• Riehl

    riehl_10.jpgWilhelm Heinrich Riehl (1823-1897)

    Riehl reprend l'idéal de la nature mis en avant par la vague romantique allemande en l'associant à une vision apocalyptique. Il dénonce en premier lieu les désordres économiques et sociaux de 1848 et il affirme que l'industrialisation détruit la nature. Suite à ces travaux, une littérature populaire du terroir commence à se développer en Allemagne et rencontre un grand succès.

    Il y a 170 ans, W. H. Riehl naissait, le 6 mai 1823, à Bieberich dans le pays de Hesse, aux environs de Giessen. Je m’étonne que son nom ne soit plus cité dans les publications conservatrices ou dextristes. Récemment, la très bonne revue allemande Criticón a consacré un article à Riehl. En 1976 était paru, dans une collection de livres publiés par l’éditeur Ullstein, le texte Die bürgerliche Gesellschaft [La société civile], un des plus importants écrits socio-politiques de notre auteur, paru pour la première fois en 1851.
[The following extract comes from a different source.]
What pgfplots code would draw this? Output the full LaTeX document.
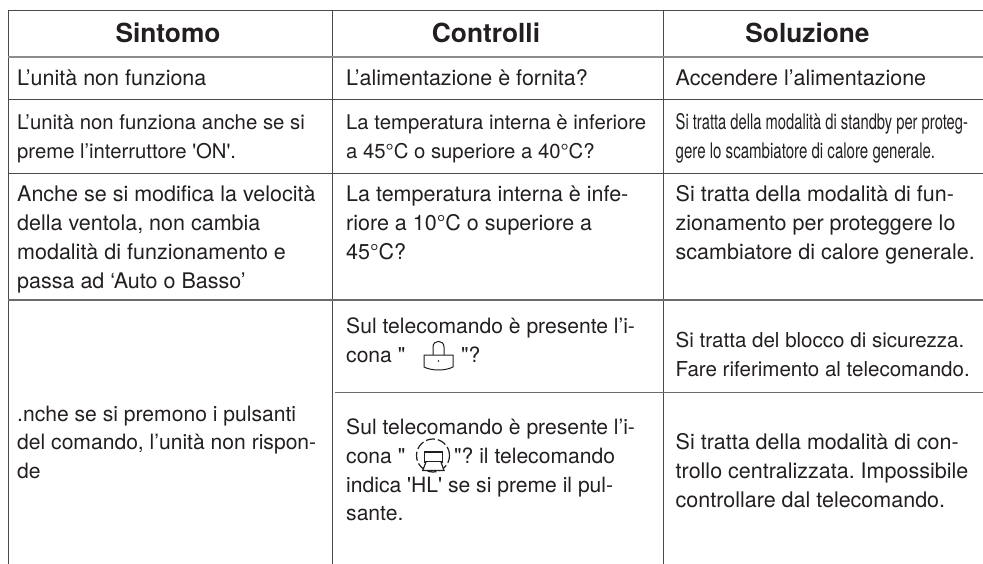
\documentclass[border=0pt]{standalone}
\usepackage{pgfplots}
\pgfplotsset{compat=1.18}
\usepackage{fontspec}
\setmainfont{TeX Gyre Heros}
\frenchspacing
\definecolor{ink}{HTML}{231F20}
\definecolor{rule}{HTML}{4A4A4A}
\definecolor{hrule}{HTML}{8C8C8C}
\newcommand{\Ts}[4]{\node[anchor=base west,inner sep=0pt,text=ink,font=\fontsize{#1}{29}\selectfont] at (axis cs:#2,#3) {#4};}
\newcommand{\T}[3]{\Ts{21.5}{#1}{#2}{#3}}
\newcommand{\U}[3]{\Ts{21.1}{#1}{#2}{#3}}
\newcommand{\C}[4]{\node[anchor=base west,inner sep=0pt,text=ink,font=\fontsize{21.5}{29}\selectfont] at (axis cs:#2,#3) {\scalebox{#1}[1]{#4}};}
\newcommand{\Hd}[3]{\node[anchor=base,inner sep=0pt,text=ink,font=\fontsize{26.3}{30}\selectfont\bfseries] at (axis cs:#1,#2) {#3};}
\begin{document}
\begin{tikzpicture}
\begin{axis}[
  hide axis, scale only axis, width=983pt, height=564pt,
  xmin=0, xmax=983, ymin=0, ymax=564, y dir=reverse,
  clip=true, cycle list={{rule}},
  every axis plot/.append style={forget plot, no markers, line width=1pt},
]
% table rules
\addplot[rule] coordinates {(8,11) (983,11)};
\addplot[rule] coordinates {(8,11) (8,564)};
\addplot[rule] coordinates {(332.5,11) (332.5,564)};
\addplot[rule] coordinates {(663.5,11) (663.5,564)};
\addplot[hrule, line width=2pt] coordinates {(8,57) (983,57)};
\addplot[rule] coordinates {(8,100) (983,100)};
\addplot[rule] coordinates {(8,174) (983,174)};
\addplot[hrule!50!rule, line width=1.2pt] coordinates {(8,300) (983,300)};
\addplot[hrule!50!rule, line width=1.2pt] coordinates {(335,392.5) (983,392.5)};
% headers
\Hd{168}{43}{Sintomo}
\Hd{486}{43}{Controlli}
\Hd{807.5}{43}{Soluzione}
% row 1
\T{17}{86}{L’unità non funziona}
\T{346}{86}{L’alimentazione è fornita?}
\T{675.5}{86}{Accendere l’alimentazione}
% row 2
\Ts{20.35}{17}{130}{L’unità non funziona anche se si}
\Ts{20.3}{17}{159}{preme l’interruttore \textquotesingle ON\textquotesingle.}
\Ts{20.3}{346}{130}{La temperatura interna è inferiore}
\Ts{20.3}{346}{159}{a 45°C o superiore a 40°C?}
\C{0.685}{675.5}{130}{Si tratta della modalità di standby per proteg-}
\C{0.70}{675.5}{159}{gere lo scambiatore di calore generale.}
% row 3
\T{17}{202}{Anche se si modifica la velocità}
\T{17}{231}{della ventola, non cambia}
\T{17}{260}{modalità di funzionamento e}
\T{17}{288.5}{passa ad ‘Auto o Basso’}
\T{346}{202}{La temperatura interna è infe-}
\T{346}{231}{riore a 10°C o superiore a}
\T{346}{260}{45°C?}
\T{675.5}{202}{Si tratta della modalità di fun-}
\T{675.5}{231}{zionamento per proteggere lo}
\T{675.5}{260}{scambiatore di calore generale.}
% row 4
\U{17}{421}{.nche se si premono i pulsanti}
\U{17}{449.5}{del comando, l’unità non rispon-}
\U{17}{478}{de}
\U{346}{333}{Sul telecomando è presente l’i-}
\U{346}{362}{cona \textquotedbl}
\U{461}{362}{\textquotedbl ?}
\Ts{20.55}{675.5}{347}{Si tratta del blocco di sicurezza.}
\Ts{20.55}{675.5}{376}{Fare riferimento al telecomando.}
\U{346}{434}{Sul telecomando è presente l’i-}
\U{346}{463}{cona \textquotedbl}
\U{454}{463}{\textquotedbl ? il telecomando}
\U{346}{492}{indica \textquotesingle HL\textquotesingle{} se si preme il pul-}
\U{346}{520}{sante.}
\T{675.5}{449}{Si tratta della modalità di con-}
\T{675.5}{478}{trollo centralizzata. Impossibile}
\T{675.5}{507}{controllare dal telecomando.}
% lock icon
\draw[ink,line width=1pt] (axis cs:424,355) -- (axis cs:453,355) -- (axis cs:453,367)
  .. controls (axis cs:445,371) and (axis cs:432,371) .. (axis cs:424,367) -- cycle;
\draw[ink,line width=1pt] (axis cs:433,355) -- (axis cs:433,347)
  .. controls (axis cs:433,339.5) and (axis cs:444,339.5) .. (axis cs:444,347) -- (axis cs:444,355);
\fill[ink] (axis cs:438.5,361) circle (0.9pt);
% centralised control icon
\draw[ink,line width=1.2pt,dash pattern=on 9pt off 3pt] (axis cs:433,455.5) circle (16.5pt);
\draw[ink,line width=1.2pt,fill=white] (axis cs:424.3,452) rectangle (axis cs:442.7,462);
\draw[ink,line width=1.2pt,fill=white] (axis cs:426,462) -- (axis cs:422.7,470.5) -- (axis cs:444,470.5) -- (axis cs:441,462);
\end{axis}
\pgfresetboundingbox
\path[use as bounding box] (0,0) rectangle (983pt,564pt);
\end{tikzpicture}
\end{document}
    Avant de traiter de l’œuvre de cet auteur zélé et fécond, nous retracerons en bref sa biographie, ce qui s’avère nécessaire pour la situer dans le temps et dans la société.

    Riehl a suivi l’école primaire à Bieberich, le lieu de sa naissance, après quoi il fréquenta le Pedagogium de Wiesbaden. En 1837, il s’inscrit au Gymnasium de Weilheim. En 1839, son père se suicide, parce qu’il estimait être une victime de l’arbitraire bureaucratique. Riehl voulait étudier la théologie et devenir prédicateur évangélique, contre la volonté de son père, qui, en tant qu’homme de confiance des Ducs de Nassau et d’intendant de leur château, avait quelque connaissance du monde, grâce aux voyages qu’il avait entrepris. Riehl se trouvait tout à la fois sous l’influence des théories de son père, un rationaliste et un adepte des idées de 1789, et sous celles, traditionalistes, de son grand-père, Grand Maître de Maison auprès des Nassau. C’est ainsi que l’on peut expliquer la position intermédiaire qu’il prendra, entre l’ordre ancien d’une communauté d’états (Stände) et la problématique d’un dépassement révolutionnaire de ces vieilles structures, ce qui donnera un “conservatisme réflexif”.

    En 1841, il débarque à l’Université de Marbourg. Son intérêt pour l’histoire culturelle s’y éveille. De Marbourg, il ira à Giessen car l’université de cette ville se trouvait plus près de Bieberich ; ce seront surtout des considérations financières qui le forceront à prendre cette décision. À Giessen, il se lie d’amitié avec Michael Carrière, un ami de Bettina von Arnim, égérie du “Cercle des Romantiques”. Le romantisme, avec la sympathie qu’il cultivait pour le moyen âge, avec sa vision artistique mais aussi sociale et économique sur l’histoire, sur le caractère national et sur la “populité”, va s’emparer de la pensée de notre auteur, même s’il s’était auparavant familiarisé avec les pensées de Kant et de Hegel, par l’intermédiaire de ses professeurs de Marbourg et de Giessen. Plus tard, il aurait dit qu’il avait des dispositions trop nettes pour le réalisme et ne pouvait dès lors pas s’enfermer dans un système philosophique.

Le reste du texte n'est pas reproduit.